#### RECORDED DATA
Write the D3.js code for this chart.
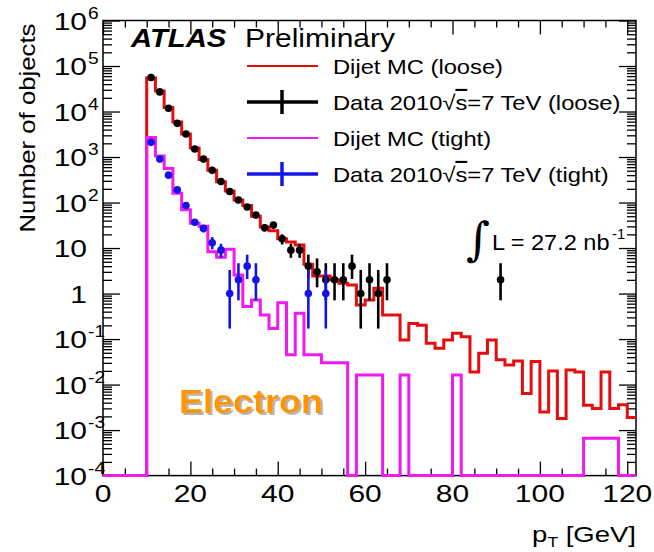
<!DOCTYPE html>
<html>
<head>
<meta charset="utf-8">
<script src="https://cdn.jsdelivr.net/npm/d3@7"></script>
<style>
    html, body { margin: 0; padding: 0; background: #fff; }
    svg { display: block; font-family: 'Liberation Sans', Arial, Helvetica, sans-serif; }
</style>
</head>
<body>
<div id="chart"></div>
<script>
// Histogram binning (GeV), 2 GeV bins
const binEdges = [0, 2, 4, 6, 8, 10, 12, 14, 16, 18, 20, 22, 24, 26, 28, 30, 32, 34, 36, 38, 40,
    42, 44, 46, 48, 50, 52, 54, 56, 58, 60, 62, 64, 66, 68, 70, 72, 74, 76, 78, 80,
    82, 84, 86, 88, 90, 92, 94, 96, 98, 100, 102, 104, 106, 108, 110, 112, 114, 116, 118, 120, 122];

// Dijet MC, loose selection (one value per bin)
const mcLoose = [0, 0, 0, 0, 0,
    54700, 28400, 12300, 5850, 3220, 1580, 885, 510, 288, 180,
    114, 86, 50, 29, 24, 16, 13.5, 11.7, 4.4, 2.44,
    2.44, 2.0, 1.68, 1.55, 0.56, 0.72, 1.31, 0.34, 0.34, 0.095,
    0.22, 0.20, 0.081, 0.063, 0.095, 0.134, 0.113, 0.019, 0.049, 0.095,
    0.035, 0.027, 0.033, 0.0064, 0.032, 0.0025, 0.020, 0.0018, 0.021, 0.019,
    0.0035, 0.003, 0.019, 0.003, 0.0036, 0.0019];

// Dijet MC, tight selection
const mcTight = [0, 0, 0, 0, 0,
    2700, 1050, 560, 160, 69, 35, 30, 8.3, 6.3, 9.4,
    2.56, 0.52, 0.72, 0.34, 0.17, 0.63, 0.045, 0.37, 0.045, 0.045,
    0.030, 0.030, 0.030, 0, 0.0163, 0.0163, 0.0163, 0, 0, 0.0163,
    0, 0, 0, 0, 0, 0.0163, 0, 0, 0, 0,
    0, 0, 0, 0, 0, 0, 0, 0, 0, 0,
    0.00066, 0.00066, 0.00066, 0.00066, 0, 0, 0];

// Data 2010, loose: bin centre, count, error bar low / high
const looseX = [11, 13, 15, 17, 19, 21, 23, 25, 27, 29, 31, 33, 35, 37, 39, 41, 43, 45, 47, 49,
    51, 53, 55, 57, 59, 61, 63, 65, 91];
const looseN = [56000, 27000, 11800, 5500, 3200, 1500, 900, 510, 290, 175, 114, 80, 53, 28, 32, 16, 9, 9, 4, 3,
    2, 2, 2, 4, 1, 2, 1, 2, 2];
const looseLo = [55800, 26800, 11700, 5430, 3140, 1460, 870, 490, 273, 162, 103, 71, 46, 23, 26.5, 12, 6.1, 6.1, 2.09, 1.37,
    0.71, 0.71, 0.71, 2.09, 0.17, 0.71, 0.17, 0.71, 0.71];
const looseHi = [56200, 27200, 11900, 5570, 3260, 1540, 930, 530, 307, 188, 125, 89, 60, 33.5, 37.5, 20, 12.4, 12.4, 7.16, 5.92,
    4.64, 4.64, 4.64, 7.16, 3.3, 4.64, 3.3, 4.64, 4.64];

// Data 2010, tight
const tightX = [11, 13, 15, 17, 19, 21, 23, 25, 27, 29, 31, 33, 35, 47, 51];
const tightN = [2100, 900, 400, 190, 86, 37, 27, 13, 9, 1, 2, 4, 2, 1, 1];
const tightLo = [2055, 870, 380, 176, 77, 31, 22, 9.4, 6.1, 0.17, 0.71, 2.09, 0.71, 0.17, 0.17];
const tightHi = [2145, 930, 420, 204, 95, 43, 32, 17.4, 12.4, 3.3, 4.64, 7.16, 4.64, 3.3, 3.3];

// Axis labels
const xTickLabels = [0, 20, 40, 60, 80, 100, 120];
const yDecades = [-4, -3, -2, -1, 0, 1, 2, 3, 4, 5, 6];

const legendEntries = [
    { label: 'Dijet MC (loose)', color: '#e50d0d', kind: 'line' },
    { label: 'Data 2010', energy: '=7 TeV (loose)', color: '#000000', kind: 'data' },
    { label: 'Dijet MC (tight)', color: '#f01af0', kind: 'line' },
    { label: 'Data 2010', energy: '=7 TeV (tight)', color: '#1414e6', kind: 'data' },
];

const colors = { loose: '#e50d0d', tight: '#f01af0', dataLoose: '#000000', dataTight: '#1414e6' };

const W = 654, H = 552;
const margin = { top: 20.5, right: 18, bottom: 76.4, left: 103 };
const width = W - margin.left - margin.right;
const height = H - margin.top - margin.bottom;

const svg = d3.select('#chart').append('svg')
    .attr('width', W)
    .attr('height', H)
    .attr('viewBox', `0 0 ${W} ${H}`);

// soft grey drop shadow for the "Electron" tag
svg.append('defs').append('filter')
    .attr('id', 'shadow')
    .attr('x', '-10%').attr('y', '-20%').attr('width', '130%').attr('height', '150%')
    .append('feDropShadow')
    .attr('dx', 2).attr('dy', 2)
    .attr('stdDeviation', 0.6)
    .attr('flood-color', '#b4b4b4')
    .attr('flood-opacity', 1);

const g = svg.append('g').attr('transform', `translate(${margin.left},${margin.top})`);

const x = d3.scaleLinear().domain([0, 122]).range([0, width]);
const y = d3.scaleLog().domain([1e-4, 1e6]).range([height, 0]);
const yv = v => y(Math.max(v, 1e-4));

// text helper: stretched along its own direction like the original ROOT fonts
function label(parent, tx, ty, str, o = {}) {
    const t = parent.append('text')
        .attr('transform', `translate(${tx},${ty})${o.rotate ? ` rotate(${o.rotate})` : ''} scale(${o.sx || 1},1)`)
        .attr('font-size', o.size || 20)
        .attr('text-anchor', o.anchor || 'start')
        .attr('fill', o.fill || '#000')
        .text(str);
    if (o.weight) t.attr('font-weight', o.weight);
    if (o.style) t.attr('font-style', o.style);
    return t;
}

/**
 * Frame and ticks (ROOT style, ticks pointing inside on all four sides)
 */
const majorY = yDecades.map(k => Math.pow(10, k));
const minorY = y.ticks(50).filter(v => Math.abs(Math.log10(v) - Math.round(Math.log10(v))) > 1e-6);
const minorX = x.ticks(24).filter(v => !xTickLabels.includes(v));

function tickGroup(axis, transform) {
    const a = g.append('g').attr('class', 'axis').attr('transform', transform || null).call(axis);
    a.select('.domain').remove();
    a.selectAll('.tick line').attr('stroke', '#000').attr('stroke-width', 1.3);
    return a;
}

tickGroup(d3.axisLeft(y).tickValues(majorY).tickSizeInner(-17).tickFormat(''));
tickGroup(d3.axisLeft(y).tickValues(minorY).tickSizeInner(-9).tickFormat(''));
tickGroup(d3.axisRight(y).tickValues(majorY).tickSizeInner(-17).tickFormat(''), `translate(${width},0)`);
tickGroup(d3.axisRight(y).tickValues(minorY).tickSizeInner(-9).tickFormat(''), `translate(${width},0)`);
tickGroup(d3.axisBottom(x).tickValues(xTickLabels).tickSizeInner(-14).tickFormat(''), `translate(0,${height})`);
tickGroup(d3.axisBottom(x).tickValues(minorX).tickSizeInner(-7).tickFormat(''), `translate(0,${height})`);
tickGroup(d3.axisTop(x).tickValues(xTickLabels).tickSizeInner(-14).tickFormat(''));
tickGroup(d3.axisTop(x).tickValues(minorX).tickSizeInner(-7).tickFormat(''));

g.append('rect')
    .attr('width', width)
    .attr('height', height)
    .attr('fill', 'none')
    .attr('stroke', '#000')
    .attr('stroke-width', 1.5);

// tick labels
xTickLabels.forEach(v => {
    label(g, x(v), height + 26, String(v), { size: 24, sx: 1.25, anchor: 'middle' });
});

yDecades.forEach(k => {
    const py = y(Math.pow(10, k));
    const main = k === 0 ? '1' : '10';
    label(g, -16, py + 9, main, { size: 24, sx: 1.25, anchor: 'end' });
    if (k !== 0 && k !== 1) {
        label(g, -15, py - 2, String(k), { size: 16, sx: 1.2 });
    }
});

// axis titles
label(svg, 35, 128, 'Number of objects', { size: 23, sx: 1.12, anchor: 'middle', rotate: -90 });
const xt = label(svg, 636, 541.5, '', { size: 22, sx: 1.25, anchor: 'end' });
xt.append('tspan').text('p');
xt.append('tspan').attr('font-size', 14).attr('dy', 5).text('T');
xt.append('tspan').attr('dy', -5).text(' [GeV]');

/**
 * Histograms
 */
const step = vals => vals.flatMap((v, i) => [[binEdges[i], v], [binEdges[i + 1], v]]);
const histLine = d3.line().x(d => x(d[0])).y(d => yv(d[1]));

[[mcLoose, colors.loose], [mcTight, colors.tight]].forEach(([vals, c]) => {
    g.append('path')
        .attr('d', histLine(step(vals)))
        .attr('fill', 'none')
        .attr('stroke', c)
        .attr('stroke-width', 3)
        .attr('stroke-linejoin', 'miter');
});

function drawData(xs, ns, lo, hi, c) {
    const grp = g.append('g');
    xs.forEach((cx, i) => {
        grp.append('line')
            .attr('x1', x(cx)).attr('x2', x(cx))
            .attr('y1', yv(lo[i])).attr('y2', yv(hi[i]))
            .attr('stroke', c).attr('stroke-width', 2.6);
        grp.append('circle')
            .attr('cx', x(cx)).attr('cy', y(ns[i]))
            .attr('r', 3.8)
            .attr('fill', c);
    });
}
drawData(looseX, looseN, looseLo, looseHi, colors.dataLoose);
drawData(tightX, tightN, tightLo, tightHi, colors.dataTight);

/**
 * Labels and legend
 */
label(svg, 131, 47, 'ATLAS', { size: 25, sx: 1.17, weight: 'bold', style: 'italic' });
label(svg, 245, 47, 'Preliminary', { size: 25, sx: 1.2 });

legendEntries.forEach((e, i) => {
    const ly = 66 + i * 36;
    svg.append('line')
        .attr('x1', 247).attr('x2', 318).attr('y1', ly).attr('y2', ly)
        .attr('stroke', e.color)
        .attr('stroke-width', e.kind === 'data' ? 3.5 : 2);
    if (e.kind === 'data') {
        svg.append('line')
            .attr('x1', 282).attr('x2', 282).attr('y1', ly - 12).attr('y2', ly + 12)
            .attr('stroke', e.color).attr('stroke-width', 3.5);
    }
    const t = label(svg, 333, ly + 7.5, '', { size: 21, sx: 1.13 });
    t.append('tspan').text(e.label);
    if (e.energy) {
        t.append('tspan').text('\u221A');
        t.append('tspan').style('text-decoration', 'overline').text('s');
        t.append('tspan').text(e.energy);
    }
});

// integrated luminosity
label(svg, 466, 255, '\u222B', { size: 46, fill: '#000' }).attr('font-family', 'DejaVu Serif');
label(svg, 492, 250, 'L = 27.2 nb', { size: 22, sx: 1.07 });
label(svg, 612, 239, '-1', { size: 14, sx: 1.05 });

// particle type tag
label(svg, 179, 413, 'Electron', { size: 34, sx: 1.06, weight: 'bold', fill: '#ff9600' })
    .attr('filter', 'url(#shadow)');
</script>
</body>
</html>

#### JOB
Quote, please, every line of the material above from its start through the line that has "118, 120, 122];", reproducing the words exactly and dropping any images.

#### FULL OUTPUT
Write the D3.js code for this chart.
<!DOCTYPE html>
<html>
<head>
<meta charset="utf-8">
<script src="https://cdn.jsdelivr.net/npm/d3@7"></script>
<style>
    html, body { margin: 0; padding: 0; background: #fff; }
    svg { display: block; font-family: 'Liberation Sans', Arial, Helvetica, sans-serif; }
</style>
</head>
<body>
<div id="chart"></div>
<script>
// Histogram binning (GeV), 2 GeV bins
const binEdges = [0, 2, 4, 6, 8, 10, 12, 14, 16, 18, 20, 22, 24, 26, 28, 30, 32, 34, 36, 38, 40,
    42, 44, 46, 48, 50, 52, 54, 56, 58, 60, 62, 64, 66, 68, 70, 72, 74, 76, 78, 80,
    82, 84, 86, 88, 90, 92, 94, 96, 98, 100, 102, 104, 106, 108, 110, 112, 114, 116, 118, 120, 122];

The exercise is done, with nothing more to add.